Rowan community members joined with Sodexo Dining Services to serve hot meals to the evacuees, many of whom hadn't eaten for most of Friday.
Support from South Jersey
Meanwhile, as local merchants donated everything from donuts to hamburgers to pizzas for hungry evacuees and volunteers, community members arrived en masse to help. Local residents drove up in their cars and unloaded bags of food and clothing. Some brought toys and activities for children, including stuffed animals, crafts and games.
Before the rains came, Rowan students--athletes, fraternity and sorority members, resident assistants--helped keep the dozens of small children at the shelter busy.
Additionally, area churches provided outreach to families--and even music--while the Islamic Relief USA, which partners with the Red Cross, also brought volunteers and food.
Pets of evacuees found shelter on the loading dock at Education Hall.
Even evacuees' pets had a warm, safe home at Rowan. A temporary animal shelter was set up in the loading dock at Education Hall and was overseen by Gloucester County Animal Control.
Houshmand noted that Rowan's Department of Public Safety received tremendous support from community officials, including the Gloucester County Emergency Response Team, the New Jersey State Police, police from New Jersey State Human Services, New Jersey Air National Guard, Gloucester County, and the Borough of Glassboro.
‘A huge undertaking'
As evacuees prepared to board buses to leave, Rowan students and volunteers from local community churches were still handing out snacks for the ride home, including bananas and freshly washed nectarines, many of them donated by local growers. Members of Rowan's facilities staff, who worked feverishly to keep the Evacuation Center clean for three days, helped with the massive clean-up, as did a committed group of Rowan faculty, staff and students.
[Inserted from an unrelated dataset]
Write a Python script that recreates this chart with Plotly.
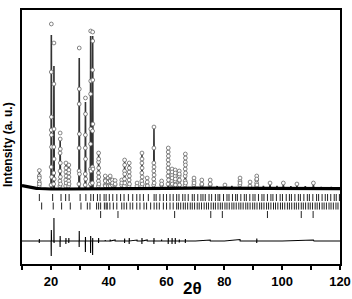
import numpy as np
import plotly.graph_objects as go

# ---------------- data (2theta in degrees, intensity in arbitrary units) -------------
bg_tt = [10, 11, 12, 13, 14, 15, 16, 18, 20, 25, 30, 40, 50, 60, 70, 80, 90, 100, 110, 120]
bg_int = [3.5, 2.8, 2.0, 1.4, 1.0, 0.7, 0.5, 0.2, 0, 0, 0, 0, 0.3, 0.6, 0.8, 0.8, 1.0, 0.8, 0.6, 0.3]

peak_tt = [16.0, 20.15, 21.05, 23.2, 25.2, 26.2, 29.8, 31.95, 33.75, 34.45,
           36.5, 38.8, 39.8, 40.5, 41.3, 42.2, 44.5, 45.5, 47.1, 49.8,
           51.5, 53.3, 55.65, 58.3, 60.6, 61.9, 63.0, 64.4, 66.5, 69.5,
           72.2, 75.1, 77.5, 80.2, 82.6, 85.4, 88.9, 91.2, 93.5, 95.8,
           98.2, 100.4, 103.0, 105.1, 108.0, 110.8, 113.5, 117.0]
calc_int = [17, 154, 123, 50, 24, 22, 131, 87, 153, 153,
            34, 12, 10, 12, 8, 8, 8, 27, 24, 5,
            34, 10, 61, 7, 39, 18, 17, 17, 34, 10,
            8, 8, 3, 4, 3, 10, 6, 12, 3, 5,
            3, 5, 3, 4, 3, 5, 2, 2]

obs_tt = [
    15.94, 15.96, 15.98, 16.00, 16.02, 16.04,
    20.05, 20.09, 20.11, 20.13, 20.15, 20.17, 20.19, 20.21, 20.25,
    20.95, 20.99, 21.01, 21.03, 21.05, 21.07, 21.09, 21.13,
    23.12, 23.14, 23.16, 23.18, 23.20, 23.22, 23.24, 23.26, 23.28, 23.32,
    25.12, 25.16, 25.18, 25.20, 25.22, 25.24, 25.28,
    26.12, 26.16, 26.18, 26.20, 26.22, 26.24, 26.28,
    29.70, 29.74, 29.76, 29.78, 29.80, 29.82, 29.84, 29.88,
    31.85, 31.89, 31.91, 31.93, 31.95, 31.97, 31.99, 32.03,
    33.65, 33.69, 33.71, 33.73, 33.75, 33.77, 33.79, 33.83,
    34.35, 34.39, 34.41, 34.43, 34.45, 34.47, 34.49, 34.51, 34.55,
    36.42, 36.44, 36.46, 36.48, 36.50, 36.52, 36.54, 36.56, 36.60,
    38.74, 38.78, 38.80, 38.82, 38.86,
    39.76, 39.80, 39.82, 39.86,
    40.44, 40.48, 40.50, 40.52, 40.56,
    41.26, 41.30, 41.32,
    42.16, 42.20, 42.22,
    44.46, 44.50, 44.52,
    45.42, 45.46, 45.48, 45.50, 45.52, 45.54, 45.58,
    47.02, 47.06, 47.08, 47.10, 47.12, 47.14, 47.18,
    49.76, 49.80,
    51.42, 51.44, 51.46, 51.48, 51.50, 51.52, 51.54, 51.56, 51.60,
    53.26, 53.30, 53.32, 53.36,
    55.55, 55.57, 55.59, 55.61, 55.63, 55.65, 55.67, 55.69, 55.71,
    58.26, 58.30, 58.32,
    60.50, 60.52, 60.54, 60.56, 60.58, 60.60, 60.62, 60.64, 60.66, 60.68,
    61.84, 61.86, 61.88, 61.90, 61.92, 61.94, 61.98,
    62.94, 62.96, 62.98, 63.00, 63.02, 63.04, 63.08,
    64.34, 64.36, 64.38, 64.40, 64.42, 64.44, 64.48,
    66.40, 66.42, 66.44, 66.46, 66.48, 66.50, 66.52, 66.54, 66.56, 66.60,
    69.44, 69.48, 69.50, 69.52,
    72.16, 72.20, 72.22,
    75.06, 75.10, 75.12,
    80.20,
    85.36, 85.40, 85.42, 85.44,
    88.86, 88.90,
    91.14, 91.16, 91.18, 91.20, 91.22, 91.26,
    95.80, 100.40, 105.10, 110.80,
]
obs_int = [
    3, 7, 13, 18.5, 11, 5,
    4, 22, 59, 117, 165, 72, 54, 42, 12,
    5, 16, 42, 105, 146, 60, 30, 10,
    3, 8, 18, 36, 56, 50, 40, 26, 12, 5,
    3, 9, 17, 26, 21, 13, 6,
    3, 8, 16, 24, 19, 12, 5,
    5, 18, 41, 85, 141, 100, 55, 15,
    4, 15, 41, 54, 91, 75, 30, 10,
    5, 20, 45, 95, 158, 108, 60, 18,
    6, 22, 58, 119, 157, 148, 109, 65, 20,
    3, 8, 16, 27, 36, 30, 21, 12, 5,
    4, 9, 13, 8, 3,
    4, 11, 7, 3,
    4, 9, 13, 8, 3,
    4, 9, 6,
    4, 8.5, 5,
    4, 9, 6,
    3, 10, 18, 29, 24, 15, 6,
    3, 9, 17, 26, 21, 13, 5,
    3, 6,
    3, 8, 16, 26, 36, 30, 21, 12, 5,
    4, 11, 7, 3,
    4, 10, 18, 26, 41, 62, 22, 14, 6,
    4, 8, 5,
    5, 13, 21, 29, 37, 41, 33, 25, 17, 9,
    4, 8, 14, 20, 17, 11, 5,
    4, 8, 13, 19, 16, 10, 4,
    4, 8, 13, 18, 15, 9, 4,
    4, 8, 13, 20, 27, 35, 31, 24, 16, 6,
    4, 8, 11, 6,
    4, 9, 5,
    4, 9, 5,
    4,
    4, 8, 11, 6,
    3, 7,
    3, 6, 9, 13, 10, 4,
    6, 6, 5, 6,
]

diff_tt = [10.0, 15.96, 15.98, 16.0, 16.02,
           20.07, 20.11, 20.15, 20.19, 20.23,
           20.99, 21.03, 21.05, 21.09, 21.13,
           23.14, 23.18, 23.2, 23.24,
           25.16, 25.18, 25.2, 25.24,
           26.16, 26.18, 26.2, 26.24,
           29.74, 29.78, 29.8, 29.84,
           31.89, 31.93, 31.95, 31.99,
           33.69, 33.73, 33.75, 33.79,
           34.39, 34.43, 34.45, 34.49,
           36.46, 36.48, 36.5, 36.54,
           38.78, 38.8, 38.82, 40.48, 40.5, 40.52, 42.2, 42.22,
           45.46, 45.48, 45.5, 45.54,
           47.06, 47.08, 47.1, 47.14, 49.8, 49.82,
           51.46, 51.48, 51.5, 51.54, 53.3, 53.32,
           55.61, 55.63, 55.65, 55.69,
           58.28, 58.3, 58.32,
           60.56, 60.58, 60.6, 60.64,
           61.88, 61.9, 61.92, 61.96,
           62.98, 63.0, 63.02, 63.06,
           64.38, 64.4, 64.42, 64.46,
           66.48, 66.5, 66.52, 66.56,
           70.0, 75.1, 75.14, 80.0, 85.42, 85.46,
           91.18, 91.2, 91.22, 91.26, 100.0, 110.8, 111.0, 120.0]
diff_val = [0, 0, -2, 2, 0,
            0, -15, 11, -4, 0,
            0, -1, 23, -2, 0,
            0, -6, 5, 0,
            0, -3, 3, 0,
            0, -2, 3, 0,
            0, -6, 10, 0,
            0, -11, 4, 0,
            0, -12, 5, 0,
            0, -14, 3, 0,
            0, -2, 3, 0,
            0, 1, 0, 0, 1.5, 0, 1, 0,
            0, -2, 2.5, 0,
            0, -3, 3, 0, 1, 0,
            0, -3, 3, 0, 1, 0,
            0, -3, 3, 0,
            0, 1.5, 0,
            0, -3, 3, 0,
            0, -3, 3, 0,
            0, -3, 3, 0,
            0, -1.5, 1.5, 0,
            0, -2, 2, 0,
            0, 1, 0, 0, 1.5, 0,
            0, -2, 2.5, 0, 0, 1, 0, 0]

phase1_ticks = [16.0, 20.6, 23.5, 25.1, 26.3, 30.1, 32.1, 33.8, 34.7, 36.1, 37.0, 38.4, 39.1,
                40.2, 41.4, 42.8, 44.1, 45.3, 46.8, 48.3, 49.7, 50.8, 52.0, 53.7, 55.7, 56.4,
                57.7, 58.9, 60.0, 61.2, 62.3, 63.5, 64.3, 65.6, 66.4, 67.5, 68.9, 69.6, 70.8,
                71.9, 72.6, 73.4, 74.7, 75.6, 76.9, 77.8, 78.4, 79.7, 80.9, 81.6, 82.8, 83.9,
                84.5, 85.7, 86.9, 87.6, 88.8, 89.9, 90.6, 91.8, 93.0, 93.7, 94.9, 96.1, 96.8,
                98.0, 99.3, 100.1, 101.4, 102.5, 103.2, 104.4, 105.6, 106.3, 107.5, 108.7,
                109.4, 110.6, 111.9, 112.6, 113.8, 114.9, 115.7, 116.8, 118.0, 118.7, 119.8]
phase2_ticks = [16.8, 20.8, 23.7, 26.7, 30.4, 32.6, 33.5, 35.8, 36.5, 37.2, 38.5, 39.1, 39.5,
                40.4, 41.6, 42.8, 44.5, 45.3, 46.2, 47.4, 48.3, 49.7, 50.8, 52.2, 53.1, 54.5,
                55.7, 56.6, 57.5, 58.9, 60.0, 61.2, 62.3, 63.5, 64.1, 64.9, 65.8, 66.5, 67.3,
                68.2, 68.9, 69.7, 70.6, 71.3, 72.1, 73.0, 73.8, 74.5, 75.4, 76.2, 76.9, 77.8,
                78.6, 79.3, 80.2, 80.9, 81.7, 82.6, 83.3, 84.1, 85.0, 85.7, 86.5, 87.4, 88.1,
                88.9, 89.8, 90.5, 91.3, 92.2, 92.9, 93.7, 94.6, 95.3, 96.1, 97.0, 97.7, 98.5,
                99.4, 100.1, 100.9, 101.8, 102.5, 103.3, 104.2, 104.9, 105.7, 106.6, 107.3,
                108.1, 109.0, 109.7, 110.5, 111.4, 112.1, 112.9, 113.8, 114.5, 115.3, 116.2,
                116.9, 117.7, 118.6, 119.3]
phase3_ticks = [37.2, 43.2, 62.8, 75.3, 79.3, 94.9, 106.6, 110.7]

x_ticks = [10, 20, 30, 40, 50, 60, 70, 80, 90, 100, 110, 120]
x_ticktext = ["", "20", "", "40", "", "60", "", "80", "", "100", "", "120"]

# ---------------- build calculated profile path from the peak list ----------------
pts = list(zip(bg_tt, bg_int))
for p, h in zip(peak_tt, calc_int):
    base = float(np.interp(p, bg_tt, bg_int))
    pts += [(p - 0.12, base), (p, h), (p + 0.12, base)]
pts.sort()
calc_x = [a for a, _ in pts]
calc_y = [b for _, b in pts]

FONT = "Liberation Sans, Arial, sans-serif"

fig = go.Figure()
fig.add_trace(go.Scatter(x=calc_x, y=calc_y, mode="lines",
                         line=dict(color="#333333", width=1.6), yaxis="y"))
fig.add_trace(go.Scatter(x=obs_tt, y=obs_int, mode="markers",
                         marker=dict(symbol="circle", size=3.8, color="white",
                                     line=dict(color="#666666", width=0.8)), yaxis="y"))
fig.add_trace(go.Scatter(x=bg_tt, y=bg_int, mode="lines",
                         line=dict(color="black", width=3.2), yaxis="y"))
fig.add_trace(go.Scatter(x=diff_tt, y=diff_val, mode="lines",
                         line=dict(color="black", width=1.1), yaxis="y2"))
for row, ticks in zip([-1, -2, -3], [phase1_ticks, phase2_ticks, phase3_ticks]):
    fig.add_trace(go.Scatter(x=ticks, y=[row] * len(ticks), mode="markers",
                             marker=dict(symbol="line-ns", size=5,
                                         line=dict(color="#222222", width=1.0)),
                             yaxis="y3"))

fig.update_layout(
    width=352, height=299,
    margin=dict(l=22, r=12, t=10, b=35, autoexpand=False),
    paper_bgcolor="white", plot_bgcolor="white",
    showlegend=False,
    font=dict(family=FONT, color="black"),
    xaxis=dict(range=[10, 120], showline=True, linecolor="black", linewidth=2,
               mirror=True, ticks="outside", ticklen=4, tickwidth=1.5,
               tickcolor="black", tickvals=x_ticks, ticktext=x_ticktext,
               tickfont=dict(family=FONT, size=13, weight="bold"),
               showgrid=False, zeroline=False, automargin=False),
    yaxis=dict(range=[-75, 179], showline=True, linecolor="black", linewidth=2,
               mirror=True, showticklabels=False, ticks="", showgrid=False,
               zeroline=False, automargin=False),
    yaxis2=dict(range=[-23, 231], overlaying="y", visible=False),
    yaxis3=dict(range=[-8.82, 21.06], overlaying="y", visible=False),
    annotations=[
        dict(text="Intensity (a. u.)", xref="paper", yref="paper",
             x=-0.044, y=0.4685, xanchor="center", yanchor="middle",
             textangle=-90, showarrow=False,
             font=dict(family=FONT, size=12, weight="bold")),
        dict(text="2θ", xref="paper", yref="paper",
             x=0.535, y=-0.0945, xanchor="center", yanchor="middle",
             showarrow=False, font=dict(family=FONT, size=17, weight="bold")),
    ],
)

fig.write_html("out.html")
Rowan administrators get into the act serving up food for evacuees.
Atlantic City's Walter McGraw, 79, praised the efforts as he waited for a bus back home.
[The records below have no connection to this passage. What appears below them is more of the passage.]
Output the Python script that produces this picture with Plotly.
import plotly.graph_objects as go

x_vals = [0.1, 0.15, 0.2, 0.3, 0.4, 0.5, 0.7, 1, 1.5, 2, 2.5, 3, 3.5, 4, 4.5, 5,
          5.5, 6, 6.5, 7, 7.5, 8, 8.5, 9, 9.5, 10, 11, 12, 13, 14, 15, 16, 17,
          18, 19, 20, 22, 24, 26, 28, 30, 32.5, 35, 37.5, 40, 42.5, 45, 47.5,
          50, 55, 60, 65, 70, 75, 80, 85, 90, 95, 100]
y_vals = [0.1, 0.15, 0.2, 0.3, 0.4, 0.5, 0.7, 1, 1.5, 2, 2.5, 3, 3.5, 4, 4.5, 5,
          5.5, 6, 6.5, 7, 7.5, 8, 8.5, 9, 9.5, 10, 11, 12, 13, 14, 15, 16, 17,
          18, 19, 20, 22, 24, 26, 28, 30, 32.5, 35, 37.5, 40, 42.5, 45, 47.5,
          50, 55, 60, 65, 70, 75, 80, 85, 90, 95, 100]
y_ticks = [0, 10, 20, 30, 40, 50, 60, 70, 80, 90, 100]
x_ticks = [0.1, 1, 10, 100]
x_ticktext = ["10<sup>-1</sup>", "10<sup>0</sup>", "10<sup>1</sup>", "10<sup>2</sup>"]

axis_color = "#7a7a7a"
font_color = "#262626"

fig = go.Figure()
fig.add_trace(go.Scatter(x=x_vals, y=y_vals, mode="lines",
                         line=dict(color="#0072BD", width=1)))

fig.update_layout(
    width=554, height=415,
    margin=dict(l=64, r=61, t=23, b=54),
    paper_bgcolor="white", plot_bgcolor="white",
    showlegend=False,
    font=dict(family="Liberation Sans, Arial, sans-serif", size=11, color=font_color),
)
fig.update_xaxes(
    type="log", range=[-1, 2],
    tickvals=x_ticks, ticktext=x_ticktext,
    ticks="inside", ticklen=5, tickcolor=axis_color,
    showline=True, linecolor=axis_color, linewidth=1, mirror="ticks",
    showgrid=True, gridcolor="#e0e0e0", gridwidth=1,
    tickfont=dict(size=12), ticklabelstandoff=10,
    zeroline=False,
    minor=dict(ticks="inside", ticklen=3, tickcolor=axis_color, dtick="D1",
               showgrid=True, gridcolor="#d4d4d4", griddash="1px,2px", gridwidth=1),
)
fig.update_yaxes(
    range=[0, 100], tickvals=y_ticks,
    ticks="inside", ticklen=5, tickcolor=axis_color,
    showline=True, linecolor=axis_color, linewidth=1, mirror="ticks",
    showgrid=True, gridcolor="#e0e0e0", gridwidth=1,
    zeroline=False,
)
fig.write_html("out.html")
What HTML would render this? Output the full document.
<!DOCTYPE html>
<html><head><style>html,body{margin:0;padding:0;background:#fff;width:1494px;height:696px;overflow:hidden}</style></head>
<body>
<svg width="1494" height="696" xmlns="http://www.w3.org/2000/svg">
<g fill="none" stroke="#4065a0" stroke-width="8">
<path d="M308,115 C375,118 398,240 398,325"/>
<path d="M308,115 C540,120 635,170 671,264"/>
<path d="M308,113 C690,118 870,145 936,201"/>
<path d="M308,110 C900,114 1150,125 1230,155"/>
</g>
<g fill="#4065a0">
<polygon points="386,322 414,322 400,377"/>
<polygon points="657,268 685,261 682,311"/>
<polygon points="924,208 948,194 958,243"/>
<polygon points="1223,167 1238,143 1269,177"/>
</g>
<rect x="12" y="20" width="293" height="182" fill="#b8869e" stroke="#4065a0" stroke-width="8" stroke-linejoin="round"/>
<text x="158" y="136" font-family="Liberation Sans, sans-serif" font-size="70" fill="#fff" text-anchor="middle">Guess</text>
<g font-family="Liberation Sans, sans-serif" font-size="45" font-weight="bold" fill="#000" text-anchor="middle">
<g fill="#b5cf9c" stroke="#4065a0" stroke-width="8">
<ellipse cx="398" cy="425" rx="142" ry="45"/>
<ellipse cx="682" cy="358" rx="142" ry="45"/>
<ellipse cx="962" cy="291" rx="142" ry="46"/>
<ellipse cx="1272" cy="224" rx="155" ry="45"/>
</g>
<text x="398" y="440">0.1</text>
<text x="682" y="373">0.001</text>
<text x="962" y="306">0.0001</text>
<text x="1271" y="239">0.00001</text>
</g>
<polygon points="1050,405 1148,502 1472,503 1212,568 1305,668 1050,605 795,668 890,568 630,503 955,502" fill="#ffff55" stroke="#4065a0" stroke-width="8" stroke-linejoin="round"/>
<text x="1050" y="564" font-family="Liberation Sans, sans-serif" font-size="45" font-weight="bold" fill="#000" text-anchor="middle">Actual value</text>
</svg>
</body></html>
"They've done a remarkable job," he said. "The young people who volunteered here are nice, decent people."
The University was grateful for the community support, said Houshmand, who noted the University fared remarkably well in the storm.
"This has been a huge undertaking," he noted. "We've had a great outpouring of support. I really am very, very proud of our efforts."
Junior chemical engineering major Peter Schwalbenberg was equally proud. A resident assistant in Mimosa Hall, Schwalbenberg and his fellow RAs volunteered tirelessly over the weekend, assisting wherever they were needed.
"They told us we could go home several times, but we were more worried about helping all of the people in need," Schwalbenberg said. "The evacuees were in our school. We wanted to help any way we could.
"We really felt that this was making a difference to the people of Atlantic County. I was really proud of Rowan, of our response."
With our thanks
Rowan University would like to thank those groups mentioned in this story, as well as the organizations and offices below, for their assistance:
Fellowship Bible Church, Covenant Presbyterian Church, Church of St. Bridget, Calvary Hill Church, Ambassador Christian Academy, Mercy Hill Presbyterian Church, Gloucester County Community Church, Gloucester County Calvary, Shop Rite, Acme, Pro-Pak Produce, Girl Scouts, Volunteers of America, People for People Foundation of Gloucester County, Islamic Relief USA, McDonald's, Dunkin' Donuts, the citizens of the Glassboro area, the offices of Senators Sweeney and Madden and Glassboro Mayor McCabe...and dozens of volunteers who never identified themselves, but gave generously and selflessly to the relief effort.